4 Practical Ways to shift power and resources to Grassroots Movements

November 8, 2019

     By Duncan Green     

Civicus, the international network of civil society organizations, has some really interesting work on how donors and INGOs can get their act together in supporting the grassroots. Take your pick from the short summary, the full report (by Jennie Richmond, Matt Jackson & Bethany Eckley of impact works) or a short op-ed. Or just read these excerpts:

The problem:

  • A prevalence of short-term, project-based funding
  • Application processes that are inaccessible, complicated and lengthy
  • Burdensome reporting, compliance and risk management requirements
  • A long-term decline in international funds available, particularly for middle-income countries
  • Southern governments placing more restrictions on civil society
  • Power dynamics that allow funders to set the agenda and define ‘success’ and leave little room for southern CSOs to design their own interventions or respond to their changing contexts

Sound familiar?

Civicus agreed four criteria for developing fixes.They need to:

  • Offer long-term, core or flexible funding with accessible application processes and light-touch reporting requirements
  • Offer funding for more informal, potentially unregistered grassroots movements, particularly those operating in restrictive contexts
  • Build relationships between and among activists, funders and experts (local and international) that enable the reciprocal sharing of non-financial resources
  • Unlock other sources of resource that would reduce reliance on international funding

They then came up with four big ideas (arrived at through an exhaustively described process of consultation and participation):

Civicus' four big ideas

Finally, they reckon these fit the criteria to varying degrees as shown below.

Civicus' criteria

If you’re interested in this issue, do please read the full paper, which includes lots of examples of where these kinds of initiatives are already happening.
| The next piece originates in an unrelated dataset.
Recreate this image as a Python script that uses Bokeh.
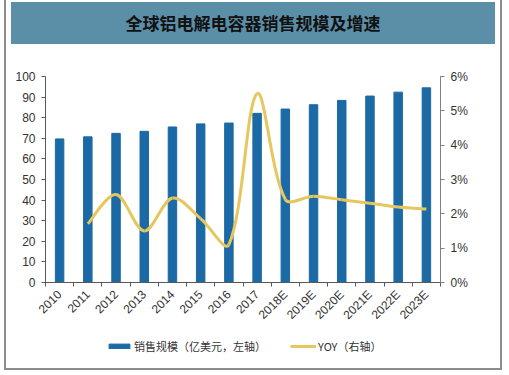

What this paper adds is a really smart overall framework for thinking about the issue, born of a genuine discussion with grassroots movements themselves. Kudos.

If I could add one thing, it would be to focus more discussion overtly on how to help CSOs exit from dependence on fickle aid donors, for example by raising more of their funding domestically. That’s implicit in the online resourcing platform, but I think it needs to be more prominent.